(Rows from a dataset of charts and code)
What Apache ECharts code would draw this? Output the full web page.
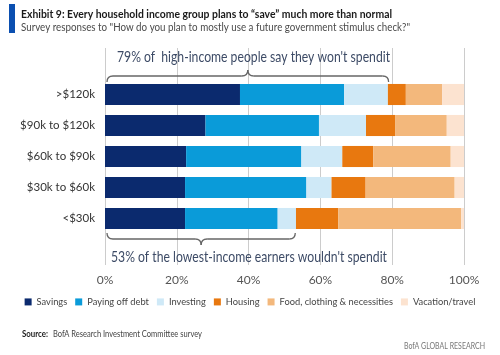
<!DOCTYPE html>
<html><head><meta charset="utf-8">
<script src="https://cdn.jsdelivr.net/npm/echarts@6/dist/echarts.min.js"></script>
<style>html,body{margin:0;padding:0;background:#fff}#c{width:500px;height:355px}</style>
</head><body><div id="c"></div>
<script>
var categories = ['>$120k', '$90k to $120k', '$60k to $90k', '$30k to $60k', '<$30k'];
var savings   = [37.6, 28.0, 22.6, 22.3, 22.3];
var debt      = [29.0, 31.6, 32.1, 33.8, 25.8];
var investing = [12.2, 13.1, 11.4, 7.0, 5.1];
var housing   = [5.0, 8.1, 8.6, 9.5, 11.8];
var food      = [10.1, 14.4, 21.6, 24.8, 34.2];
var vacation  = [6.1, 4.8, 3.7, 2.6, 0.8];
var seriesNames = ['Savings', 'Paying off debt', 'Investing', 'Housing', 'Food, clothing & necessities', 'Vacation/travel'];
var seriesColors = ['#0b2a6e', '#0a9bd9', '#cfe9f7', '#e8780f', '#f3b87c', '#fce3d0'];
var tickValues = [0, 20, 40, 60, 80, 100];
var highIncomeShare = 79, lowIncomeShare = 53;
var titleText = 'Exhibit 9: Every household income group plans to \u201csave\u201d much more than normal';
var subtitleText = 'Survey responses to "How do you plan to mostly use a future government stimulus check?"';
var topNote = "79% of  high-income people say they won't spendit";
var bottomNote = "53% of the lowest-income earners wouldn't spendit";
var sourceLabel = 'Source:';
var sourceText = 'BofA Research Investment Committee survey';
var brandText = 'BofA GLOBAL RESEARCH';

var ctx = document.createElement('canvas').getContext('2d');
function wf(f) { ctx.font = '20px ' + f; return ctx.measureText('Every household income group abc').width; }
function installed(name) {
  var f = "'" + name + "'";
  return wf(f + ', monospace') !== wf('monospace') && wf(f + ', serif') !== wf('serif');
}
// narrowest installed sans face for the axis and legend labels
var cands = ["Liberation Sans Narrow", "DejaVu Sans Condensed", "Lato", "Roboto", "Liberation Sans", "Noto Sans"];
var FONT = "sans-serif", best = 1e9;
cands.forEach(function (n) {
  if (installed(n)) { var v = wf("'" + n + "'"); if (v < best) { best = v; FONT = "'" + n + "', sans-serif"; } }
});
function tw(text, size, weight, font) { ctx.font = (weight || 'normal') + ' ' + size + 'px ' + (font || FONT); return ctx.measureText(text).width; }

var legIcon = 7, legGap = 8;
var legFixed = seriesNames.length * (legIcon + 5) + (seriesNames.length - 1) * legGap;
var fsLeg = Math.min(11.5, Math.floor(20 * (452 - legFixed) / tw(seriesNames.join(''), 20) * 10) / 10);

var chart = echarts.init(document.getElementById('c'), null, {renderer: 'canvas'});
var values = [savings, debt, investing, housing, food, vacation];
var series = values.map(function (v, i) {
  return {
    name: seriesNames[i], type: 'bar', stack: 'all', xAxisIndex: 0, yAxisIndex: 0,
    data: v, barCategoryGap: '32%', itemStyle: {color: seriesColors[i]}, emphasis: {disabled: true}
  };
});
chart.setOption({
  animation: false,
  textStyle: {fontFamily: FONT},
  grid: [
    {left: 105, right: 36, top: 79, height: 155},
    {left: 105, right: 36, top: 48, bottom: 90}
  ],
  xAxis: [
    {gridIndex: 0, type: 'value', min: 0, max: 100, show: false},
    {gridIndex: 1, type: 'value', min: 0, max: 100, interval: 20,
     axisLine: {show: false}, axisTick: {show: false},
     splitLine: {show: true, lineStyle: {color: '#cccccc', width: 1}},
     axisLabel: {formatter: '{value}%', color: '#555', fontSize: 12, margin: 9, fontFamily: FONT}}
  ],
  yAxis: [
    {gridIndex: 0, type: 'category', data: categories, inverse: true,
     axisLine: {show: false}, axisTick: {show: false},
     axisLabel: {color: '#333', fontSize: 11.5, margin: 10, fontFamily: FONT}},
    {gridIndex: 1, type: 'value', show: false}
  ],
  legend: {
    top: 303 - fsLeg * 0.6, left: 'center', itemWidth: legIcon, itemHeight: legIcon, itemGap: legGap, padding: 0,
    icon: 'rect', textStyle: {color: '#444', fontSize: fsLeg, fontFamily: FONT},
    data: seriesNames
  },
  series: series
});

var x0 = chart.convertToPixel({xAxisIndex: 0}, 0) + 2;
var xHi = chart.convertToPixel({xAxisIndex: 0}, highIncomeShare);
var xLo = chart.convertToPixel({xAxisIndex: 0}, lowIncomeShare);

function brace(xa, xb, y, h, dir) {
  var xm = (xa + xb) / 2, r = Math.abs(h);
  var st = {stroke: '#666', lineWidth: 1.3, fill: null};
  var ye = y - dir * r, yt = y + dir * r;
  return [
    {type: 'bezierCurve', shape: {x1: xa, y1: ye, cpx1: xa, cpy1: y, x2: xa + r, y2: y}, style: st},
    {type: 'line', shape: {x1: xa + r, y1: y, x2: xm - r, y2: y}, style: st},
    {type: 'bezierCurve', shape: {x1: xm - r, y1: y, cpx1: xm, cpy1: y, x2: xm, y2: yt}, style: st},
    {type: 'bezierCurve', shape: {x1: xm, y1: yt, cpx1: xm, cpy1: y, x2: xm + r, y2: y}, style: st},
    {type: 'line', shape: {x1: xm + r, y1: y, x2: xb - r, y2: y}, style: st},
    {type: 'bezierCurve', shape: {x1: xb - r, y1: y, cpx1: xb, cpy1: y, x2: xb, y2: ye}, style: st}
  ];
}
// text squeezed horizontally to the width it has in the reference
function txt(x, y, text, size, color, weight, width, align) {
  var sx = width ? Math.min(1, width / tw(text, size, weight)) : 1;
  return {type: 'text', x: x, y: y, scaleX: sx, style: {text: text, fill: color, fontSize: size, fontFamily: FONT,
    fontWeight: weight || 'normal', align: align || 'left', verticalAlign: 'middle'}};
}
var srcFs = 8.5;
var srcLabelW = tw(sourceLabel, srcFs, 'bold') * Math.min(1, 26 / tw(sourceLabel, srcFs, 'bold'));

var g = [
  {type: 'rect', left: 9, top: 4, shape: {width: 6, height: 29}, style: {fill: '#0b4fb0'}},
  txt(21, 14, titleText, 11.5, '#1a1a1a', 'bold', 371),
  txt(21, 27.5, subtitleText, 11.5, '#4a4a4a', 'normal', 389),
  txt(117, 57.5, topNote, 15, '#3d4b66', 'normal', 273),
  txt(111, 257.5, bottomNote, 15, '#3d4b66', 'normal', 276),
  txt(22, 334, sourceLabel, srcFs, '#222', 'bold', 26),
  txt(22 + srcLabelW + 5, 334, sourceText, srcFs, '#444', 'normal', 149),
  txt(485, 346, brandText, 8.5, '#777', 'normal', 81, 'right')
].concat(brace(x0, xHi, 76, 6, -1)).concat(brace(x0, xLo, 239, 6, 1));
chart.setOption({graphic: g});
</script></body></html>
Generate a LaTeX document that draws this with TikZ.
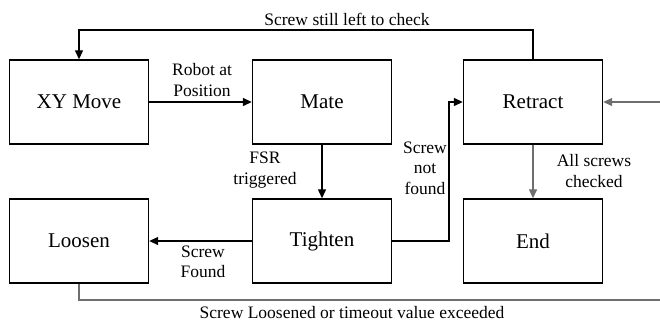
\documentclass[tikz,border=0pt]{standalone}
\usepackage{fontspec}
\setmainfont{Liberation Serif}
\usetikzlibrary{arrows.meta}
\definecolor{linegray}{HTML}{6E6E6E}
\tikzset{
  state/.style={draw=black, line width=1.4pt, minimum width=139pt, minimum height=84pt,
    inner sep=0pt, font=\fontsize{21}{24}\selectfont},
  flow/.style={draw=black, line width=1.3pt, -{Triangle[length=9pt,width=8pt]}},
  grayflow/.style={draw=linegray, line width=1.3pt, -{Triangle[length=9pt,width=8pt]}},
  grayline/.style={draw=linegray, line width=1.3pt},
  cond/.style={font=\fontsize{17.5}{20.5}\selectfont, align=center, inner sep=0pt}
}
\begin{document}
\begin{tikzpicture}[x=1pt,y=-1pt]
  \useasboundingbox (0,0) rectangle (660,324);

  % states
  \node[state] (xy)      at (79,102)  {XY Move};
  \node[state] (mate)    at (322,102) {Mate};
  \node[state] (retract) at (533,102) {Retract};
  \node[state] (loosen)  at (79,241)  {Loosen};
  \node[state] (tighten) at (322,241) {Tighten};
  \node[state] (end)     at (533,241) {End};

  % free ends at the right margin
  \coordinate (inR) at (660,102);
  \coordinate (outR) at (660,300);

  % transitions
  \draw[flow] (xy) -- (mate);
  \draw[flow] (mate) -- (tighten);
  \draw[flow] (tighten) -- (loosen);
  \draw[flow] (tighten.east) -- (449,241) -- (449,102) -- (retract.west);
  \draw[flow] (retract.north) -- (533,30) -- (79,30) -- (xy.north);
  \draw[grayflow] (retract) -- (end);
  \draw[grayflow] (inR) -- (retract.east);
  \draw[grayline] (loosen.south) -- (79,300) -- (outR);

  % transition labels
  \node[cond] (lpos)   at (202,80)  {Robot at\\Position};
  \node[cond] (lfsr)   at (265,170) {FSR\\triggered};
  \node[cond] (lnf)    at (425,168) {Screw\\not\\found};
  \node[cond] (lall)   at (594,171) {All screws\\checked};
  \node[cond] (lfound) at (203,262) {Screw\\Found};
  \node[cond] (lleft)  at (347,19)  {Screw still left to check};
  \node[cond] (lloose) at (352,313) {Screw Loosened or timeout value exceeded};
\end{tikzpicture}
\end{document}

(Request)
Beginning with the line that contains "Generate a LaTeX" and ending with the last line of the data above, output those lines exactly and nothing more, without any pictures.

(Task output)
Generate a LaTeX document that draws this with TikZ.
\documentclass[tikz,border=0pt]{standalone}
\usepackage{fontspec}
\setmainfont{Liberation Serif}
\usetikzlibrary{arrows.meta}
\definecolor{linegray}{HTML}{6E6E6E}
\tikzset{
  state/.style={draw=black, line width=1.4pt, minimum width=139pt, minimum height=84pt,
    inner sep=0pt, font=\fontsize{21}{24}\selectfont},
  flow/.style={draw=black, line width=1.3pt, -{Triangle[length=9pt,width=8pt]}},
  grayflow/.style={draw=linegray, line width=1.3pt, -{Triangle[length=9pt,width=8pt]}},
  grayline/.style={draw=linegray, line width=1.3pt},
  cond/.style={font=\fontsize{17.5}{20.5}\selectfont, align=center, inner sep=0pt}
}
\begin{document}
\begin{tikzpicture}[x=1pt,y=-1pt]
  \useasboundingbox (0,0) rectangle (660,324);

  % states
  \node[state] (xy)      at (79,102)  {XY Move};
  \node[state] (mate)    at (322,102) {Mate};
  \node[state] (retract) at (533,102) {Retract};
  \node[state] (loosen)  at (79,241)  {Loosen};
  \node[state] (tighten) at (322,241) {Tighten};
  \node[state] (end)     at (533,241) {End};

  % free ends at the right margin
  \coordinate (inR) at (660,102);
  \coordinate (outR) at (660,300);

  % transitions
  \draw[flow] (xy) -- (mate);
  \draw[flow] (mate) -- (tighten);
  \draw[flow] (tighten) -- (loosen);
  \draw[flow] (tighten.east) -- (449,241) -- (449,102) -- (retract.west);
  \draw[flow] (retract.north) -- (533,30) -- (79,30) -- (xy.north);
  \draw[grayflow] (retract) -- (end);
  \draw[grayflow] (inR) -- (retract.east);
  \draw[grayline] (loosen.south) -- (79,300) -- (outR);

  % transition labels
  \node[cond] (lpos)   at (202,80)  {Robot at\\Position};
  \node[cond] (lfsr)   at (265,170) {FSR\\triggered};
  \node[cond] (lnf)    at (425,168) {Screw\\not\\found};
  \node[cond] (lall)   at (594,171) {All screws\\checked};
  \node[cond] (lfound) at (203,262) {Screw\\Found};
  \node[cond] (lleft)  at (347,19)  {Screw still left to check};
  \node[cond] (lloose) at (352,313) {Screw Loosened or timeout value exceeded};
\end{tikzpicture}
\end{document}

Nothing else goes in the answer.